Eastern cultures—some of them, not all of them, not completely, there's so much nuance here that I can't fit and there's so much I don't know so this is by no means a definitive statement—de-emphasizes the individual.

So, confidence: what is it? Hard to say. Here's one good answer, via The Relentless Picnic episode 28 "The Swarm:"

ADAM: A high school basketball coach told me something very interesting about confidence once, where I was saying something to him after playing well or blahblahblah and was saying something like "it's all about confidence, it's all about confidence," because one of the discoveries of sports of course is when you're scared it doesn't go well, and when you're confident it goes well, and he says, very offhandedly, as all sports coaches, and not just in anecdotes but in real life, totally do, they throw out all this off - everything is secondhand and passed on, it never feels like they're telling you a new thing, he was like, "Yeah yeah yeah. Confidence is all that matters. But you can't fake confidence. The only thing you can do is just spend hours practicing. It's the only thing that changes your confidence, that's it." And I remember sitting there after he said it and he's walking off and just being like, "you know I actually think that's sort of deep, and I don't think I ever in my life could've said 'how do you get confident in anything,' " like really and he had the recipe just so simple, he's like, just hours. You put in the hours. Don't worry about how it's going. You put in the hours, that's how you get confidence. You can never fake it. And it really did feel like, oh, this is why, there's no Jedi mind trick like "oh I'll just be confident, and then it'll be great," like, no no, you actually have to spend all this time working on it and then the confidence shows up.

So one of the objectives of Buddhism, so far as my limited understanding reaches, which means this is probably incomplete or partially true or whatever, is enlightenment. This is achieved by the dissolution of the self through the awareness of its impermanence and of the impermanence of all things in one's life. Realizing that the material world is akin to a dream, and that through enlightenment, one escapes the dream for the thing that's actually real and true. (Something like that. I'm sure if I ever get famous that somebody will dig this up to nail me to the wall for odiousness, and that'll probably be fair when it happens.)

In Taoism, there is a concept called wu-wei. It is "doing without doing." One does this through a similar abandonment of ego, of returning to a state of being similar to uncut wood (one of Lao Tzu's favorite metaphors). The sharp delineations between things, the pursuit of this or that objective, selfishness—it creates strife, and pain, and leads one astray from the Way. Without the self, one doesn't have these problems. (Taoism, too, concludes that the self isn't worth the trouble and that one should transcend it.)
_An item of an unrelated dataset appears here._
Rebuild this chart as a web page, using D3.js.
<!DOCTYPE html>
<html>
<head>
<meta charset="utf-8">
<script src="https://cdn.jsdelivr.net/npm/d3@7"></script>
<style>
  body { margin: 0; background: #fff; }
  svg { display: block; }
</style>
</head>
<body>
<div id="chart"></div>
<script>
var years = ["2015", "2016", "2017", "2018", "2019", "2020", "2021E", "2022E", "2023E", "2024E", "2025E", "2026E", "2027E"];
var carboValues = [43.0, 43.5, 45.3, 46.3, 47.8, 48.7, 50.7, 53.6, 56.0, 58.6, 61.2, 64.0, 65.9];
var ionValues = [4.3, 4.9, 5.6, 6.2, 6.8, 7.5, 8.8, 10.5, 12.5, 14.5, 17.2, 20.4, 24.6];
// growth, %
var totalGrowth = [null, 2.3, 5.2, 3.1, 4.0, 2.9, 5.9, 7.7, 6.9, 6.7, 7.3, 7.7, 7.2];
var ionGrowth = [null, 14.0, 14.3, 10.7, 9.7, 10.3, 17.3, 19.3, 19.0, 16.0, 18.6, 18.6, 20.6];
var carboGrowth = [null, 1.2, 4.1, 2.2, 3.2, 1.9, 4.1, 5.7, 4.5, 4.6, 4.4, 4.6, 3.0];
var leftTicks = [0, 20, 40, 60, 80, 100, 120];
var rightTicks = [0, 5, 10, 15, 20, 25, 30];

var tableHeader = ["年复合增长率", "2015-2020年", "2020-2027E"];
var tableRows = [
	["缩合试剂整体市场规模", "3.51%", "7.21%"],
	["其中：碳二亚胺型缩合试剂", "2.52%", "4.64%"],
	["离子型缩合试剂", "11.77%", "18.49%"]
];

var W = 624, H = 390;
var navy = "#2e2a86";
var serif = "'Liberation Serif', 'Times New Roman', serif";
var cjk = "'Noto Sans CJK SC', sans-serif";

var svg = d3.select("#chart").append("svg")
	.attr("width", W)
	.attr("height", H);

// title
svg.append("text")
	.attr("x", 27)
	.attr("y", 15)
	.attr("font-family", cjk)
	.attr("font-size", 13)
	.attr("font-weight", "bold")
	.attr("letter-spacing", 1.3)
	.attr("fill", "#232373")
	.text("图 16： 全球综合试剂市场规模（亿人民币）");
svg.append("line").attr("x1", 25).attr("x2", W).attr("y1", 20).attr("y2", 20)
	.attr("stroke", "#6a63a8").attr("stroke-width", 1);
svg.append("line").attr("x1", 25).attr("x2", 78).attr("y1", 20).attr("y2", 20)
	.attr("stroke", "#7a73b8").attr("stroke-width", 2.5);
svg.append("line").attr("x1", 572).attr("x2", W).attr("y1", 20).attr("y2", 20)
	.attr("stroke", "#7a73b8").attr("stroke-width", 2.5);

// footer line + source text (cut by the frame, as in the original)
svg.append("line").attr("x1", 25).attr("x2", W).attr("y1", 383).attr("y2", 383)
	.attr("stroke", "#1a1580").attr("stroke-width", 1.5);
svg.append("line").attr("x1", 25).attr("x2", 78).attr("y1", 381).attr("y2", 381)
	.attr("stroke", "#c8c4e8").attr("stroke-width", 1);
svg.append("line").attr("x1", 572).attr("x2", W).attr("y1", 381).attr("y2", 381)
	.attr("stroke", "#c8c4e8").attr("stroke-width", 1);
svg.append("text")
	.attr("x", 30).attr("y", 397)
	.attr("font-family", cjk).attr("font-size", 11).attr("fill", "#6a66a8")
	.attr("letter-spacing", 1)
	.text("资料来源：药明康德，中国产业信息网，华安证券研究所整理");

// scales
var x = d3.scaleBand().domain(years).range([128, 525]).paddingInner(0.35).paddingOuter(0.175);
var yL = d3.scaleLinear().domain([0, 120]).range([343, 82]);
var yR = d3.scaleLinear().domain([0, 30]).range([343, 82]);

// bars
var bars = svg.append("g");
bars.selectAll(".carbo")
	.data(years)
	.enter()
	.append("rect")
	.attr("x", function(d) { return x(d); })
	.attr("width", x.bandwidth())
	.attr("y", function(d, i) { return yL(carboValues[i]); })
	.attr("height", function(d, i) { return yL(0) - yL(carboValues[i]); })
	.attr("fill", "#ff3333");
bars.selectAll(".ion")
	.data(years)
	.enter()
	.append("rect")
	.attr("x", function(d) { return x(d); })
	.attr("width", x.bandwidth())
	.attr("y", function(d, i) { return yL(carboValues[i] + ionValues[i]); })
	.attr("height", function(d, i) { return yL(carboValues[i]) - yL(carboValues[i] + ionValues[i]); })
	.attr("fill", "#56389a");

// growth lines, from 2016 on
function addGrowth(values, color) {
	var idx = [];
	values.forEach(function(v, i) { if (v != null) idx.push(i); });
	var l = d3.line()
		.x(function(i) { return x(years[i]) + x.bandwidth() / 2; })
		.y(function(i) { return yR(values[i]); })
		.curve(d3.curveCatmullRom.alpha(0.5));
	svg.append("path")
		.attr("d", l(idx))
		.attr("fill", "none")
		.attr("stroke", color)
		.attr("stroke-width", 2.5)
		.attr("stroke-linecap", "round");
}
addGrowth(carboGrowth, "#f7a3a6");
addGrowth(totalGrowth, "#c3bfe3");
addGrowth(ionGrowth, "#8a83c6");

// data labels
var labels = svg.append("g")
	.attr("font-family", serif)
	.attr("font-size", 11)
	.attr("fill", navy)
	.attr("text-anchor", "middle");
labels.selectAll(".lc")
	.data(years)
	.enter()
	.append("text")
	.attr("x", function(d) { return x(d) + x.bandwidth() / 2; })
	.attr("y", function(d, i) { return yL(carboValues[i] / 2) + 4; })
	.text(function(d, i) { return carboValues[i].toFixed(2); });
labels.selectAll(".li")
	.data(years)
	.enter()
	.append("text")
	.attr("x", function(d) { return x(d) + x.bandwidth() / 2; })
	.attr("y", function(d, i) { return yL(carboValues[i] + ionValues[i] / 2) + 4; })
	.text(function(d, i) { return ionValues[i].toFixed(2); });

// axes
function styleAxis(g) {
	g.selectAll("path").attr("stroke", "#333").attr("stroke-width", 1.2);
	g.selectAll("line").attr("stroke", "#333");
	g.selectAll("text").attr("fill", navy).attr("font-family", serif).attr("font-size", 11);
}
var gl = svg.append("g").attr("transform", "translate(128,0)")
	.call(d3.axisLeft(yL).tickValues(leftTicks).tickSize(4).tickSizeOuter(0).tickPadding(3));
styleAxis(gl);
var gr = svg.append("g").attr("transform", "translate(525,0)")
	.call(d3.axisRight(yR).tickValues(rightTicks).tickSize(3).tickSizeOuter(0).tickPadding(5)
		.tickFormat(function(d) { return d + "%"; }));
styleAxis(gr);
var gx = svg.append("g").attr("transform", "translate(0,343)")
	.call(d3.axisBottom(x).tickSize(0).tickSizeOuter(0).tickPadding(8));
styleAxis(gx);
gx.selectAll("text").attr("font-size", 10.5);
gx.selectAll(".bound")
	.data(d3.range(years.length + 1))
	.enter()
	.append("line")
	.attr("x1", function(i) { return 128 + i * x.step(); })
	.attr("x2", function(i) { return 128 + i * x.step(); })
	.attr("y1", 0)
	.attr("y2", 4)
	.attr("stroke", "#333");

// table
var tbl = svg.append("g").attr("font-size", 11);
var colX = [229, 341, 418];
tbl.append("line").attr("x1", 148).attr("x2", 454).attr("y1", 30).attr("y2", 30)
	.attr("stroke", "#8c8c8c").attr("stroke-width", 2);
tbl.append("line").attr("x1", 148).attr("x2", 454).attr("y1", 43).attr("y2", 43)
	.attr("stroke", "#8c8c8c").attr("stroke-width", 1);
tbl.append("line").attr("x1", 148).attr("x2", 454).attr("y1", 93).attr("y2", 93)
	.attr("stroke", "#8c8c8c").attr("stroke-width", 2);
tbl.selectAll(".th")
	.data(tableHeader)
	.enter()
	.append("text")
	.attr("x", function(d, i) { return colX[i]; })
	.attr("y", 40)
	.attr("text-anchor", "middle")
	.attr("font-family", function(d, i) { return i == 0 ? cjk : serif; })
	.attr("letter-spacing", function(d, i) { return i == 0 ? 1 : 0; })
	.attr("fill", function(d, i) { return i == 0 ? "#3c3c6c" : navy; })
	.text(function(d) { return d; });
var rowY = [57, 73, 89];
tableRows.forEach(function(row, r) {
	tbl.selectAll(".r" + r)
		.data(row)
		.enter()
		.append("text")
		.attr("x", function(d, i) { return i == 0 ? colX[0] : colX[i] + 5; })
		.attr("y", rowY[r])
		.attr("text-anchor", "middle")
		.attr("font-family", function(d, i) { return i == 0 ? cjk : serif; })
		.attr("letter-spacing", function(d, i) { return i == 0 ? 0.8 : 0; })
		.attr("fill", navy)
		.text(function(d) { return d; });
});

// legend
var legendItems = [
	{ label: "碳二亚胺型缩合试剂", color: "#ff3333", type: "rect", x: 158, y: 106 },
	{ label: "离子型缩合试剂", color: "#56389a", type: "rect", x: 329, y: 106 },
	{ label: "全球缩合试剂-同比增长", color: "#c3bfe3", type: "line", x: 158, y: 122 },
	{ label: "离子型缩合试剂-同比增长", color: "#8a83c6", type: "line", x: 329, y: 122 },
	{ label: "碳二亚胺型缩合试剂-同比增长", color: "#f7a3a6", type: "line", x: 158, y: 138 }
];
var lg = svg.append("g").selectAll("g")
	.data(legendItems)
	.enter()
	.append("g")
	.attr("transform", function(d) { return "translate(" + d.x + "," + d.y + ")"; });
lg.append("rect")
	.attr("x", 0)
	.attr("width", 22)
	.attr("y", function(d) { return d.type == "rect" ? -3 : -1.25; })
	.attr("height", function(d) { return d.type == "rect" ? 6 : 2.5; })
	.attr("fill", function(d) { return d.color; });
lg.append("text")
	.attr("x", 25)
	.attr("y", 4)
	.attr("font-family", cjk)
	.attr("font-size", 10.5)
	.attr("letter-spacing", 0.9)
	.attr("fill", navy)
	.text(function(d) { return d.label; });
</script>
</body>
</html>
If confidence is a matter of putting in the hours, then maybe self-confidence is too. 

Those are both, to a certain degree, among other things, and with full knowledge that this is doing a great disservice to two rich spiritual and philosophical traditions that date back millennia, putting in the hours. So of course the Dalai Lama would be surprised, in the almost certainly either fictitious or wildly oversimplified story from earlier, because he's long since put the hours in, and he comes from a tradition which is devoted to putting the hours in. (There's not a contradiction with the idea of nullifying the self, either—hard to struggle with self-confidence if there isn't a self to lack confidence in.)

Right now, in this present society and culture I find myself in, there's very little (yes, there is self-help, but that genre is poisonous and evil) on putting the hours in except "fake it till you make it," which suffers from the usual problems aphorisms have, and there is an expectation, a collective delusion, that demands that one never let on (or, at least, never let on earnestly or sincerely) that there are hours to put in or even that hours should be put in, because one is supposed to present the façade of a unified, finished work.